▶ **What is required**
Pictures stay out of this copy; please retype only the lines from the start of the records through the line with "const envelope = envelopeX.map(x".
☆ ☆ ☆ ☆
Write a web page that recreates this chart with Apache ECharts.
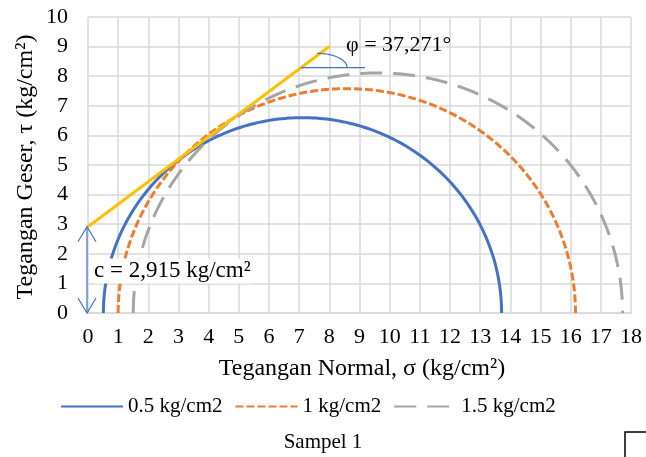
<!DOCTYPE html>
<html><head><meta charset="utf-8">
<script src="https://cdn.jsdelivr.net/npm/echarts@6/dist/echarts.min.js"></script>
<style>html,body{margin:0;padding:0;background:#fff}#c{width:646px;height:457px}</style>
</head><body><div id="c"></div>
<script>
// Mohr circles: minor and major principal stresses (kg/cm2)
const seriesNames = ['0.5 kg/cm2', '1 kg/cm2', '1.5 kg/cm2'];
const sigma3 = [0.51, 1.00, 1.50];
const sigma1 = [13.71, 16.16, 17.72];
// Failure envelope
const cohesion = 2.915;
const phiDeg = 37.271;
const envelopeX = [0, 8];
const xTicks = [0,1,2,3,4,5,6,7,8,9,10,11,12,13,14,15,16,17,18];
const yTicks = [0,1,2,3,4,5,6,7,8,9,10];

const colors = ['#4472C4', '#ED7D31', '#A5A5A5'];
const dashes = ['solid', [8, 3], [22, 11]];
const FONT = '"Liberation Serif", "Times New Roman", serif';

function circlePoints(s3, s1) {
  const c = (s1 + s3) / 2, r = (s1 - s3) / 2, pts = [];
  for (let i = 0; i <= 360; i++) {
    const t = Math.PI - Math.PI * i / 360;
    pts.push([c + r * Math.cos(t), r * Math.sin(t)]);
  }
  return pts;
}
const tanPhi = Math.tan(phiDeg * Math.PI / 180);
const envelope = envelopeX.map(x => [x, cohesion + tanPhi * x]);

const chart = echarts.init(document.getElementById('c'), null, {renderer: 'canvas'});

const series = seriesNames.map((n, i) => ({
  name: n, type: 'line', data: circlePoints(sigma3[i], sigma1[i]),
  showSymbol: false, symbol: 'none', smooth: false, z: 3 + i,
  lineStyle: {color: colors[i], width: 3, type: dashes[i]},
  itemStyle: {color: colors[i]}, animation: false
}));
series.push({
  name: 'envelope', type: 'line', data: envelope, showSymbol: false, symbol: 'none',
  lineStyle: {color: '#FFC000', width: 3}, itemStyle: {color: '#FFC000'}, z: 6, animation: false
});
// annotations: cohesion arrow and phi arc
series.push({
  type: 'custom', z: 7, animation: false, data: [[0]],
  renderItem: function (params, api) {
    const p0 = api.coord([0, 0]), pc = api.coord([0, cohesion]);
    const x = p0[0] - 1;
    const blue = '#4472C4';
    const st = {stroke: blue, lineWidth: 1.2, fill: null};
    const yA = 8.29;
    const xA = (yA - cohesion) / tanPhi;
    const pa = api.coord([xA, yA]);
    const pe = api.coord([9.18, yA]);
    const cx = pa[0] + 16, cy = pa[1];
    const arcPts = [];
    for (let i = 0; i <= 30; i++) {
      const t = -Math.PI / 2 + (Math.PI / 2) * i / 30;
      arcPts.push([cx + 30 * Math.cos(t), cy + 14.3 * Math.sin(t)]);
    }
    return {type: 'group', children: [
      {type: 'line', shape: {x1: x, y1: p0[1], x2: x, y2: pc[1]}, style: st},
      {type: 'polyline', shape: {points: [[x - 9, pc[1] + 15], [x, pc[1]], [x + 9, pc[1] + 15]]}, style: st},
      {type: 'polyline', shape: {points: [[x - 9, p0[1] - 15], [x, p0[1]], [x + 9, p0[1] - 15]]}, style: st},
      {type: 'line', shape: {x1: pa[0], y1: pa[1], x2: pe[0], y2: pe[1]}, style: st},
      {type: 'polyline', shape: {points: arcPts}, style: st}
    ]};
  }
});

chart.setOption({
  backgroundColor: '#fff',
  animation: false,
  grid: {left: 88, right: 15, top: 17, bottom: 144, containLabel: false},
  xAxis: {
    type: 'value', min: xTicks[0], max: xTicks[xTicks.length - 1], interval: 1,
    axisLine: {show: true, lineStyle: {color: '#d9d9d9', width: 1.5}},
    axisTick: {show: false},
    splitLine: {show: true, lineStyle: {color: '#d9d9d9', width: 1.5}},
    axisLabel: {color: '#000', fontFamily: FONT, fontSize: 22, margin: 13,
      formatter: v => xTicks.includes(v) ? String(v) : ''}
  },
  yAxis: {
    type: 'value', min: yTicks[0], max: yTicks[yTicks.length - 1], interval: 1,
    axisLine: {show: false}, axisTick: {show: false},
    splitLine: {show: true, lineStyle: {color: '#d9d9d9', width: 1.5}},
    axisLabel: {color: '#000', fontFamily: FONT, fontSize: 22, margin: 20,
      formatter: v => yTicks.includes(v) ? String(v) : ''}
  },
  legend: {
    top: 391, left: 55, itemWidth: 62, itemHeight: 14, itemGap: 12,
    data: seriesNames,
    itemStyle: {opacity: 0},
    textStyle: {color: '#000', fontFamily: FONT, fontSize: 21}
  },
  graphic: [
    {type: 'text', x: 26, y: 167, rotation: Math.PI / 2, style: {
      text: 'Tegangan Geser, τ (kg/cm²)', font: '24px ' + FONT, fill: '#000',
      align: 'center', verticalAlign: 'middle'}},
    {type: 'text', x: 362, y: 369, style: {
      text: 'Tegangan Normal, σ (kg/cm²)', font: '24px ' + FONT, fill: '#000',
      align: 'center', verticalAlign: 'middle'}},
    {type: 'text', x: 323, y: 442, style: {
      text: 'Sampel 1', font: '21px ' + FONT, fill: '#000',
      align: 'center', verticalAlign: 'middle'}},
    {type: 'text', x: 346, y: 45, z: 10, style: {
      text: 'φ = 37,271°', font: '22px ' + FONT, fill: '#000',
      align: 'left', verticalAlign: 'middle'}},
    {type: 'text', x: 92, y: 271, z: 10, style: {
      text: 'c = 2,915 kg/cm²', font: '23px ' + FONT, fill: '#000',
      align: 'left', verticalAlign: 'middle', backgroundColor: '#fff', padding: [1, 2, 1, 2]}},
    {type: 'polyline', shape: {points: [[646, 432], [625, 432], [625, 457]]},
      style: {stroke: '#000', lineWidth: 1.5, fill: null}}
  ],
  series: series
});
</script></body></html>
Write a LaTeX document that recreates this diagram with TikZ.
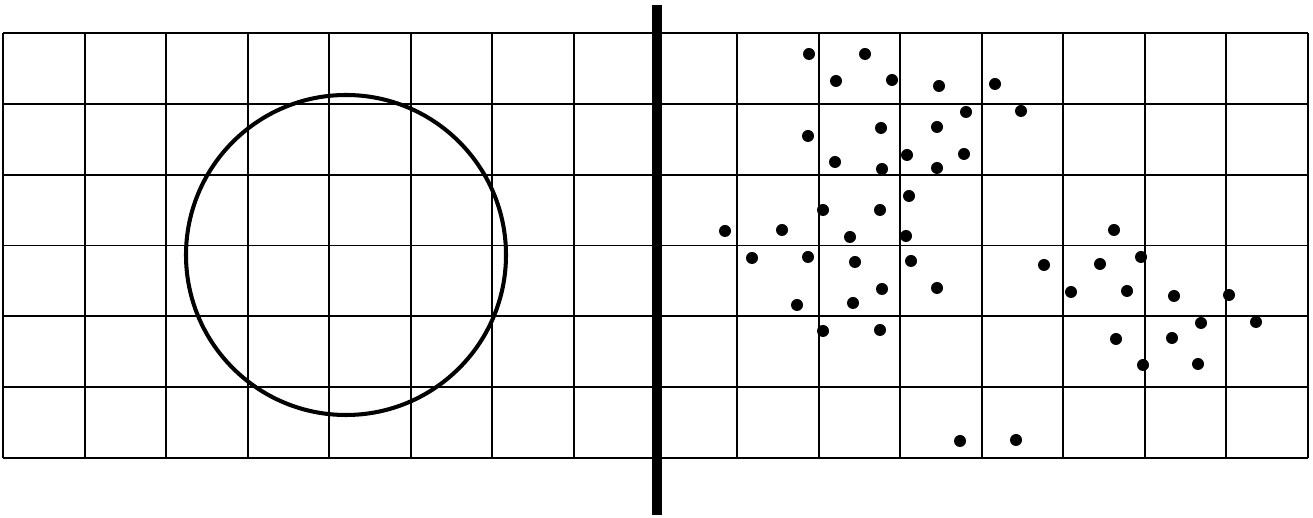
\documentclass[tikz,border=0pt]{standalone}
\usepackage{tikz}

\tikzset{
  gridline/.style={black, line width=1.1pt},
  ring/.style={black, line width=2.3pt},
  divider/.style={black, line width=5.2pt},
  dot/.style={fill=black}
}

\begin{document}
\begin{tikzpicture}[x=0.2mm, y=-0.2mm]
      \useasboundingbox (0,0) rectangle (1313,518);
      % grid over both halves
      \foreach \i in {0,...,16}
        \draw[gridline] ({3+81.5625*\i},33) -- ({3+81.5625*\i},458);
      \foreach \j in {0,...,6}
        \draw[gridline] (3,{33+70.83*\j}) -- (1308,{33+70.83*\j});
      \draw[ring] (346,255) circle[radius=160];
      \draw[divider] (657,5) -- (657,515);
      \foreach \px/\py in {809/54, 865/54, 836/81, 892/80, 939/86, 995/84,
          966/112, 1021/111, 881/128, 937/127, 808/136, 835/162, 882/169,
          907/155, 937/168, 964/154, 909/196, 823/210, 880/210, 725/231,
          782/230, 850/237, 906/236, 752/258, 808/257, 855/262, 911/261,
          882/289, 937/288, 797/305, 853/303, 823/331, 880/330, 960/441,
          1114/230, 1044/265, 1100/264, 1141/257, 1071/292, 1127/291,
          1174/296, 1229/295, 1201/323, 1256/322, 1116/339, 1172/338,
          1143/365, 1198/364, 1016/440}
        \fill[dot] (\px,\py) circle[radius=6];
    \end{tikzpicture}
\end{document}
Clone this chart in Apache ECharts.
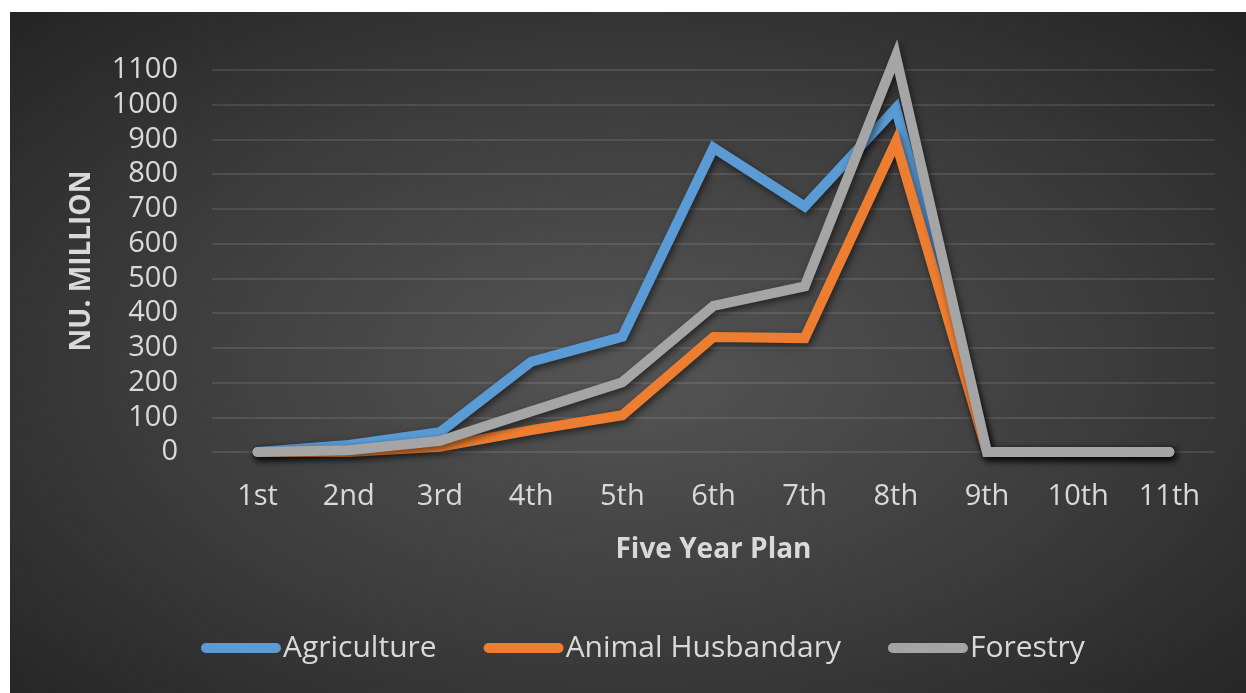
<!DOCTYPE html>
<html>
<head>
<meta charset="utf-8">
<title>Five Year Plan outlay</title>
<script src="https://cdn.jsdelivr.net/npm/echarts@6/dist/echarts.min.js"></script>
<style>
  html, body { margin: 0; padding: 0; background: #ffffff; }
  #chart {
    position: absolute; left: 10px; top: 12px; width: 1236px; height: 681px;
    background: radial-gradient(ellipse farthest-corner at 50% 52%, #555555 0%, #3c3c3c 55%, #242424 100%);
  }
</style>
</head>
<body>
<div id="chart"></div>
<script>
// Five Year Plans (x axis)
const plans = ['1st', '2nd', '3rd', '4th', '5th', '6th', '7th', '8th', '9th', '10th', '11th'];

// Outlay per sector, Nu. million
const agriculture = [0, 20, 57, 260, 332, 876, 707, 990, 0, 0, 0];
const animalHusbandry = [0, 0, 15, 63, 106, 331, 328, 893, 0, 0, 0];
const forestry = [0, 5, 32, 117, 201, 421, 477, 1140, 0, 0, 0];

// Value axis ticks
const yMin = 0, yMax = 1100, yStep = 100;

const textColor = '#d9d9d9';
const font = '"Open Sans", "Noto Sans", sans-serif';
const pill = 'path://M5,0 H75 A5,5 0 0 1 75,10 H5 A5,5 0 0 1 5,0 Z';

function lineSeries(name, data, color) {
  return {
    name: name,
    type: 'line',
    data: data,
    showSymbol: false,
    symbol: 'none',
    clip: false,
    color: color,
    lineStyle: {
      width: 10,
      color: color,
      cap: 'round',
      join: 'miter',
      shadowColor: 'rgba(0,0,0,0.55)',
      shadowBlur: 7,
      shadowOffsetX: 2,
      shadowOffsetY: 3
    },
    emphasis: { disabled: true }
  };
}

const chart = echarts.init(document.getElementById('chart'), null, { renderer: 'canvas' });
chart.setOption({
  backgroundColor: 'transparent',
  animation: false,
  textStyle: { fontFamily: font, color: textColor },
  grid: { left: 202, right: 31, top: 58, bottom: 241, containLabel: false },
  legend: {
    left: 186,
    top: 616,
    itemWidth: 80,
    itemHeight: 10,
    itemGap: 47,
    icon: pill,
    textStyle: { color: textColor, fontSize: 30, fontFamily: font, padding: [0, 0, 0, -3] },
    data: ['Agriculture', 'Animal Husbandary', 'Forestry']
  },
  xAxis: {
    type: 'category',
    data: plans,
    boundaryGap: true,
    name: 'Five Year Plan',
    nameLocation: 'middle',
    nameGap: 84,
    nameTextStyle: { color: textColor, fontSize: 28, fontWeight: 'bold', fontFamily: font },
    axisLine: { show: false },
    axisTick: { show: false },
    axisLabel: { color: textColor, fontSize: 29, fontFamily: font, margin: 30 }
  },
  yAxis: {
    type: 'value',
    min: yMin,
    max: yMax,
    interval: yStep,
    name: 'NU. MILLION',
    nameLocation: 'middle',
    nameGap: 116,
    nameRotate: 90,
    nameTextStyle: { color: textColor, fontSize: 28, fontWeight: 'bold', fontFamily: font },
    axisLine: { show: false },
    axisTick: { show: false },
    axisLabel: {
      color: textColor, fontSize: 29, fontFamily: font, margin: 34,
      formatter: function (v) { return String(v); }
    },
    splitLine: { show: true, lineStyle: { color: 'rgba(255,255,255,0.10)', width: 2 } }
  },
  series: [
    lineSeries('Agriculture', agriculture, '#5b9bd5'),
    lineSeries('Animal Husbandary', animalHusbandry, '#ed7d31'),
    lineSeries('Forestry', forestry, '#a5a5a5')
  ]
});
</script>
</body>
</html>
☆ ☆ ☆ ☆
▶ **Output for this exercise**
Write a web page that recreates this chart with Apache ECharts.
<!DOCTYPE html>
<html><head><meta charset="utf-8">
<script src="https://cdn.jsdelivr.net/npm/echarts@6/dist/echarts.min.js"></script>
<style>html,body{margin:0;padding:0;background:#fff}#c{width:646px;height:457px}</style>
</head><body><div id="c"></div>
<script>
// Mohr circles: minor and major principal stresses (kg/cm2)
const seriesNames = ['0.5 kg/cm2', '1 kg/cm2', '1.5 kg/cm2'];
const sigma3 = [0.51, 1.00, 1.50];
const sigma1 = [13.71, 16.16, 17.72];
// Failure envelope
const cohesion = 2.915;
const phiDeg = 37.271;
const envelopeX = [0, 8];
const xTicks = [0,1,2,3,4,5,6,7,8,9,10,11,12,13,14,15,16,17,18];
const yTicks = [0,1,2,3,4,5,6,7,8,9,10];

const colors = ['#4472C4', '#ED7D31', '#A5A5A5'];
const dashes = ['solid', [8, 3], [22, 11]];
const FONT = '"Liberation Serif", "Times New Roman", serif';

function circlePoints(s3, s1) {
  const c = (s1 + s3) / 2, r = (s1 - s3) / 2, pts = [];
  for (let i = 0; i <= 360; i++) {
    const t = Math.PI - Math.PI * i / 360;
    pts.push([c + r * Math.cos(t), r * Math.sin(t)]);
  }
  return pts;
}
const tanPhi = Math.tan(phiDeg * Math.PI / 180);
const envelope = envelopeX.map(x => [x, cohesion + tanPhi * x]);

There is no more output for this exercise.